By Rachel Savage JOHANNESBURG (Reuters) - Voters in Nigeria go to the polls on Feb. 25 and international investors are cautiously hopeful that whoever is elected as the next president of Africa's largest and most populous economy will be more market-friendly than the current government.
(Corrects title of Babatunde Ojo in paragraph seven)
By Rachel Savage
JOHANNESBURG (Reuters) -Voters in Nigeria go to the polls on Feb. 25 and international investors are cautiously hopeful that whoever is elected as the next president of Africa’s largest and most populous economy will be more market-friendly than the current government.
While there are also parliamentary elections, the focus is on the presidency. With incumbent Muhammadu Buhari not on the ballot, the main contenders are ruling party veteran Bola Tinubu, former vice president Atiku Abubakar, and third party candidate Peter Obi.
Multiple exchange rates, widespread insecurity and low oil production due to massive crude theft are all problems that worry investors. Another focus is soaring fuel subsidy costs that devour government revenues and drive up debt.
Reform of the foreign exchange market is the number one concern for international equity investors, said Steve Pollicino of U.S. brokerage Auerbach Grayson, adding that uncertainty over how long it takes to get money out of Nigeria was a big deterrent.
“No investor’s going to want to buy into a market where you can’t sell stock and get your money out,” he said.
Foreign investors held 16% of shares on Nigeria’s stock exchange last year, sharply down from 58% in 2014, Nigerian Exchange Group data showed.
Removing petrol subsidies, which cost $10 billion in 2022, is also key but a “hard sell”, said Babatunde Ojo, frontier emerging markets equities portfolio manager at Harding Loevner.
“This is the short-term pain you have to take in a long-term game,” he said.
Strong and clear regulation is important for international oil and gas companies, which are pivoting to cleaner gas, said Amaka Anku, head of Eurasia Group’s Africa practice.
Nigeria’s debt-to-GDP ratio is low compared to countries with similar credit ratings. However, its debt servicing burden is among the highest globally, according to ratings agency Fitch.

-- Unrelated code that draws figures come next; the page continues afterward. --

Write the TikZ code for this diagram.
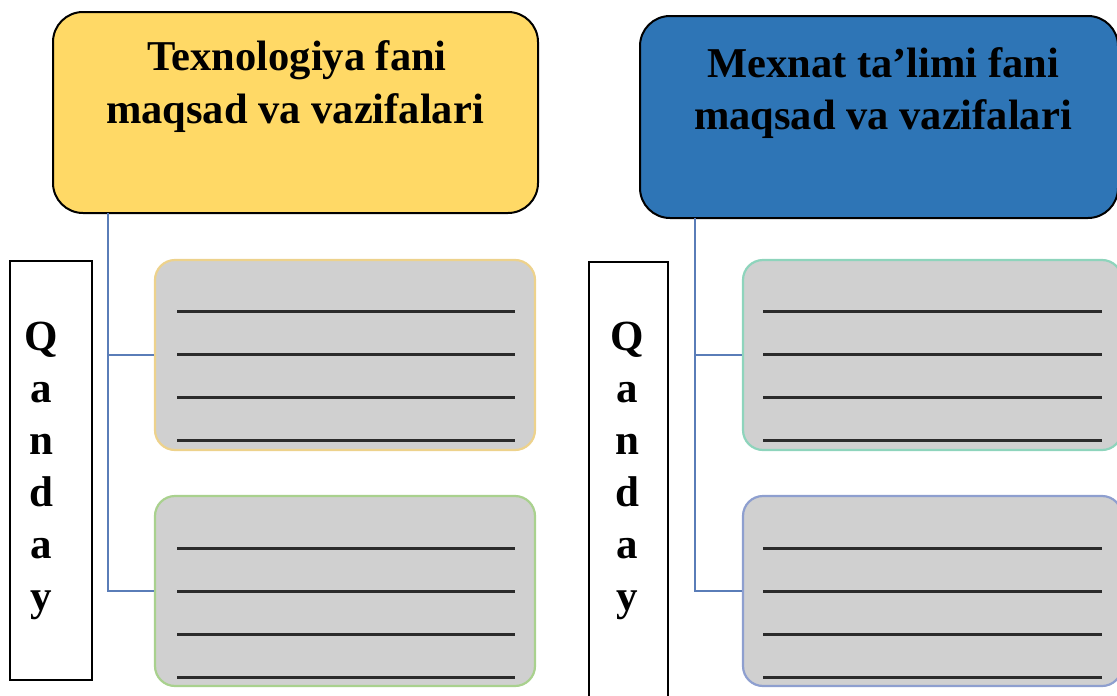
\documentclass[tikz,border=0pt]{standalone}
\usepackage{fontspec}
\setmainfont{Liberation Serif}
\definecolor{titleyellow}{HTML}{FFD966}
\definecolor{titleblue}{HTML}{2E75B6}
\definecolor{boxgray}{HTML}{D0D0D0}
\definecolor{edgegold}{HTML}{EDD28C}
\definecolor{edgegreen}{HTML}{A9D18E}
\definecolor{edgeteal}{HTML}{8ED4BC}
\definecolor{edgeblue}{HTML}{8E9FCF}
\definecolor{connblue}{HTML}{5A7DB8}
\definecolor{ruledark}{HTML}{2B2B2B}
\tikzset{
  titlebox/.style={draw=black, line width=2pt, rounded corners=30pt, inner sep=0pt},
  titletext/.style={anchor=base, inner sep=0pt, font=\bfseries\fontsize{42.5}{50}\selectfont},
  graybox/.style={fill=boxgray, line width=2.2pt, rounded corners=20pt, inner sep=0pt, minimum width=380pt, minimum height=190pt},
  sidebox/.style={draw=black, line width=1.8pt, inner sep=0pt},
  sideletter/.style={anchor=base, inner sep=0pt, font=\bfseries\fontsize{43}{50}\selectfont},
  conn/.style={draw=connblue, line width=2.4pt},
  ruleline/.style={draw=ruledark, line width=3pt}
}
\begin{document}
\begin{tikzpicture}[x=1pt,y=-1pt]
\useasboundingbox (0,0) rectangle (1117,696);
\clip (0,0) rectangle (1117,696);

% title boxes
\node[titlebox, fill=titleyellow, minimum width=485pt, minimum height=201pt] (t1) at (295.5,112.5) {};
\node[titlebox, fill=titleblue, minimum width=478pt, minimum height=202pt] (t2) at (879,117) {};
\node[titletext] (t1a) at (297,70) {Texnologiya fani};
\node[titletext] (t1b) at (295,123) {maqsad va vazifalari};
\node[titletext] (t2a) at (883,77) {Mexnat ta’limi fani};
\node[titletext] (t2b) at (883,129) {maqsad va vazifalari};

% gray boxes
\node[graybox, draw=edgegold] (g1) at (345,355) {};
\node[graybox, draw=edgegreen] (g2) at (345,591) {};
\node[graybox, draw=edgeteal, minimum width=379pt] (g3) at (932.5,355) {};
\node[graybox, draw=edgeblue, minimum width=379pt] (g4) at (932.5,591) {};

% ruled lines
\foreach \yy in {311,354,397,440,548,591,634,677} {
  \draw[ruleline] (177,\yy) -- (515,\yy);
  \draw[ruleline] (763,\yy) -- (1102,\yy);
}

% side boxes
\node[sidebox, minimum width=82pt, minimum height=419pt] (s1) at (51,470.5) {};
\node[sidebox, minimum width=79pt, minimum height=440pt] (s2) at (628.5,482) {};
\foreach \ch [count=\i] in {Q,a,n,d,a,y} {
  \node[sideletter] (l\i) at (41,298+52*\i) {\ch};
  \node[sideletter] (r\i) at (627,298+52*\i) {\ch};
}

% connectors
\coordinate (j1) at (108,213);
\coordinate (j2) at (695,218);
\draw[conn] (j1) |- (g2.west);
\draw[conn] (g1.west) -| (j1);
\draw[conn] (j2) |- (g4.west);
\draw[conn] (g3.west) -| (j2);
\end{tikzpicture}
\end{document}
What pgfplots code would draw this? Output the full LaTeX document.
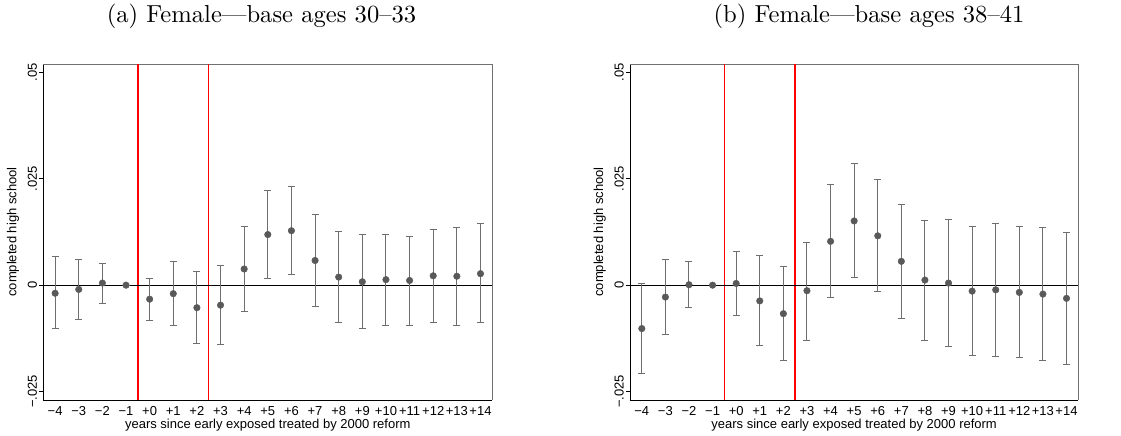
\documentclass[border=0pt]{standalone}
\usepackage{pgfplots}
\pgfplotsset{compat=1.18}
\usepackage{pgfplotstable}
\usepackage{fontspec}
\newfontfamily\arialf{Liberation Sans}
\newfontfamily\titlefont{lmroman10-regular.otf}
\definecolor{mk}{HTML}{595959}
\definecolor{eb}{HTML}{6E6E6E}
\definecolor{fr}{HTML}{707070}
\definecolor{rl}{HTML}{FF0000}

\pgfplotstableread{
x y ep em
0 -0.0019 0.0086 0.0084
1 -0.0010 0.0070 0.0070
2 0.0005 0.0047 0.0047
3 0.0000 0.0000 0.0000
4 -0.0033 0.0049 0.0049
5 -0.0020 0.0076 0.0074
6 -0.0053 0.0085 0.0084
7 -0.0047 0.0093 0.0092
8 0.0038 0.0101 0.0099
9 0.0119 0.0104 0.0104
10 0.0128 0.0104 0.0104
11 0.0058 0.0109 0.0108
12 0.0019 0.0107 0.0107
13 0.0008 0.0110 0.0111
14 0.0013 0.0107 0.0107
15 0.0011 0.0104 0.0107
16 0.0022 0.0110 0.0110
17 0.0021 0.0115 0.0116
18 0.0027 0.0117 0.0115
}\dataA

\pgfplotstableread{
x y ep em
0 -0.0102 0.0105 0.0105
1 -0.0028 0.0089 0.0088
2 0.0001 0.0055 0.0054
3 0.0000 0.0000 0.0000
4 0.0004 0.0076 0.0076
5 -0.0037 0.0106 0.0105
6 -0.0067 0.0111 0.0109
7 -0.0013 0.0114 0.0116
8 0.0103 0.0133 0.0132
9 0.0151 0.0134 0.0134
10 0.0116 0.0133 0.0132
11 0.0056 0.0134 0.0134
12 0.0012 0.0139 0.0141
13 0.0005 0.0149 0.0149
14 -0.0014 0.0153 0.0152
15 -0.0011 0.0156 0.0157
16 -0.0017 0.0154 0.0153
17 -0.0021 0.0157 0.0155
18 -0.0031 0.0156 0.0155
}\dataB

\pgfplotsset{
  panel/.style={
    scale only axis, width=449pt, height=336pt,
    anchor=south west,
    xmin=-0.5, xmax=18.5, ymin=-0.027, ymax=0.052,
    axis x line*=bottom, axis y line*=left,
    axis line style={black, line width=0.9pt},
    xtick={0,...,18},
    xticklabels={−4,−3,−2,−1,+0,+1,+2,+3,+4,+5,+6,+7,+8,+9,+10,+11,+12,+13,+14},
    xtick style={draw=none},
    scaled y ticks=false,
    ytick={-0.025,0,0.025,0.05},
    yticklabels={−.025,0,.025,.05},
    ytick style={black, line width=0.8pt},
    tick align=outside, major tick length=4pt,
    tick label style={font=\arialf\fontsize{13}{15}\selectfont},
    xticklabel style={inner sep=2pt},
    yticklabel style={rotate=90, anchor=south, inner sep=2pt},
    xlabel={years since early exposed treated by 2000 reform},
    ylabel={completed high school},
    label style={font=\arialf\fontsize{13}{15}\selectfont},
    xlabel style={at={(axis description cs:0.5,-0.074)}, anchor=center},
    ylabel style={at={(axis description cs:-0.0675,0.5)}, anchor=center},
    clip=false,
  },
  pts/.style={
    only marks, mark=*, mark size=3.3pt, color=mk,
    mark options={fill=mk, draw=mk},
    error bars/.cd, y dir=both, y explicit,
    error bar style={eb, line width=1pt},
    error mark options={rotate=90, mark size=3.5pt, eb, line width=1pt},
  },
  vline/.style={draw=rl, line width=1.5pt, mark=none, forget plot},
}

\begin{document}
\begin{tikzpicture}[x=1pt,y=1pt]
\path[use as bounding box] (0,0) rectangle (1121,436);
\node[font=\titlefont\fontsize{24.6}{28}\selectfont] at (261.5,420) {(a) Female—base ages 30–33};
\node[font=\titlefont\fontsize{24.6}{28}\selectfont] at (869,420) {(b) Female—base ages 38–41};

\begin{axis}[panel, at={(43.3pt,36pt)}]
\draw[fr, line width=0.9pt] (rel axis cs:0,1) -- (rel axis cs:1,1) -- (rel axis cs:1,0);
\addplot[vline] coordinates {(3.5,-0.027) (3.5,0.052)};
\addplot[vline] coordinates {(6.5,-0.027) (6.5,0.052)};
\addplot[black, line width=0.9pt, mark=none] coordinates {(-0.5,0) (18.5,0)};
\addplot[pts] table[x=x, y=y, y error plus=ep, y error minus=em] {\dataA};
\end{axis}

\begin{axis}[panel, at={(630pt,36pt)}, width=448.3pt]
\draw[fr, line width=0.9pt] (rel axis cs:0,1) -- (rel axis cs:1,1) -- (rel axis cs:1,0);
\addplot[vline] coordinates {(3.5,-0.027) (3.5,0.052)};
\addplot[vline] coordinates {(6.5,-0.027) (6.5,0.052)};
\addplot[black, line width=0.9pt, mark=none] coordinates {(-0.5,0) (18.5,0)};
\addplot[pts] table[x=x, y=y, y error plus=ep, y error minus=em] {\dataB};
\end{axis}
\end{tikzpicture}
\end{document}
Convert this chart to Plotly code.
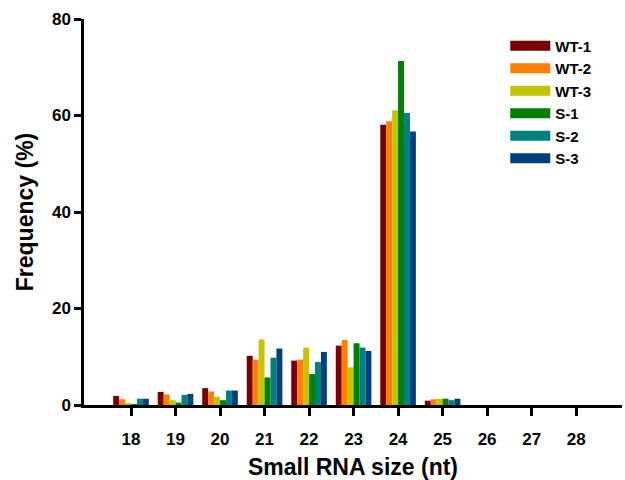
import plotly.graph_objects as go

sizes = [18, 19, 20, 21, 22, 23, 24, 25, 26, 27, 28]
series_names = ["WT-1", "WT-2", "WT-3", "S-1", "S-2", "S-3"]
wt1 = [1.9, 2.7, 3.5, 10.2, 9.2, 12.3, 58.1, 0.9, 0, 0, 0]
wt2 = [1.2, 2.2, 2.8, 9.4, 9.4, 13.5, 58.8, 1.2, 0, 0, 0]
wt3 = [0.3, 1.0, 1.7, 13.6, 11.9, 7.8, 61.1, 1.3, 0, 0, 0]
s1 = [0.1, 0.5, 1.0, 5.7, 6.4, 12.8, 71.3, 1.3, 0, 0, 0]
s2 = [1.3, 2.1, 3.0, 9.8, 8.9, 11.9, 60.5, 1.0, 0, 0, 0]
s3 = [1.3, 2.3, 3.0, 11.7, 11.0, 11.2, 56.7, 1.3, 0, 0, 0]
series_values = [wt1, wt2, wt3, s1, s2, s3]
colors = ["#7a0000", "#ff8000", "#c4c400", "#008000", "#008080", "#004080"]
y_ticks = [0, 20, 40, 60, 80]

fig = go.Figure()
for name, vals, col in zip(series_names, series_values, colors):
    fig.add_trace(go.Bar(x=sizes, y=vals, name=name, marker_color=col,
                         marker_line_width=0, showlegend=False))
for name, col in zip(series_names, colors):
    fig.add_trace(go.Scatter(x=[None], y=[None], mode="lines", name=name,
                             line=dict(color=col, width=10)))

fig.update_layout(
    width=625, height=480,
    margin=dict(l=84, r=3, t=19, b=75),
    paper_bgcolor="white", plot_bgcolor="white",
    barmode="group", bargap=0.2, bargroupgap=0,
    font=dict(family="Liberation Sans, Arial, sans-serif", color="black"),
    legend=dict(x=0.783, y=0.973, xanchor="left", yanchor="top",
                bgcolor="rgba(0,0,0,0)", itemwidth=40, tracegroupgap=0,
                font=dict(size=15, family="Liberation Sans, Arial, sans-serif",
                          weight="bold")),
    xaxis=dict(range=[16.944, 29.03], tickmode="array", tickvals=sizes,
               ticktext=[str(s) for s in sizes],
               showline=True, linecolor="black", linewidth=2.5,
               ticks="outside", tickwidth=2.5, ticklen=8, tickcolor="black",
               ticklabelstandoff=9, showgrid=False, zeroline=False,
               tickfont=dict(size=17, weight="bold"),
               title=dict(text="Small RNA size (nt)", standoff=12,
                          font=dict(size=23, weight="bold"))),
    yaxis=dict(range=[0, 80], tickmode="array", tickvals=y_ticks,
               showline=True, linecolor="black", linewidth=2.5,
               ticks="outside", tickwidth=2.5, ticklen=7, tickcolor="black",
               showgrid=False, zeroline=False,
               tickfont=dict(size=17, weight="bold"),
               title=dict(text="Frequency (%)", standoff=12,
                          font=dict(size=23, weight="bold"))),
)

fig.write_html("out.html")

In 2022, the federal government spent 96.3% of its revenues paying interest, the IMF said recently.
Abubakar plans to seek “debt forgiveness”, while Obi has said creditors will be “engaged for debt restructuring and possible cancellation /forgiveness”.
“I believe that he used that word in a very liberal sense that is not the same sense that the markets give to that word,” Carlos de Sousa, an emerging market debt portfolio manager at Vontobel, said of Obi’s use of the word “restructuring”.
“If the question is, ‘Is Nigeria’s debt sustainable today?’ Absolutely yes, nobody has any doubt about that. Is it in a sustainable path? No it is not,” said de Sousa.
The next president will need to ramp up government revenues from a very low base to make debt manageable and provide citizens with services, said de Sousa, noting that none of the major candidates had pledged to raise taxes.
Many investors, however, were cautiously optimistic that Nigeria would see improvements, whoever wins on Feb. 25.
“President Buhari has set such a low bar,” said de Sousa. “It’s really not difficult to do things better.”
Few investors expressed a strong preference for who wins. All three main candidates propose variations of similar policies – FX reform, fuel subsidy removal or phase-out and boosting the economy.
A peaceful outcome is key for Nigeria which has suffered violence around elections in recent decades.
If Tinubu emerges as the winner, there would likely be “a smoother transition,” said Joe Delvaux, a portfolio manager at Amundi, which holds Nigerian sovereign bonds.
A victory for Atiku would probably mean more uncertainty as power shifts, said Delvaux. Many analysts see Atiku as more pro-business.
“If you have a candidate like Peter Obi coming in, the challenge will be that (the) machinery isn’t there,” said Delvaux. “So I cannot judge what capacity will be there on implementation.”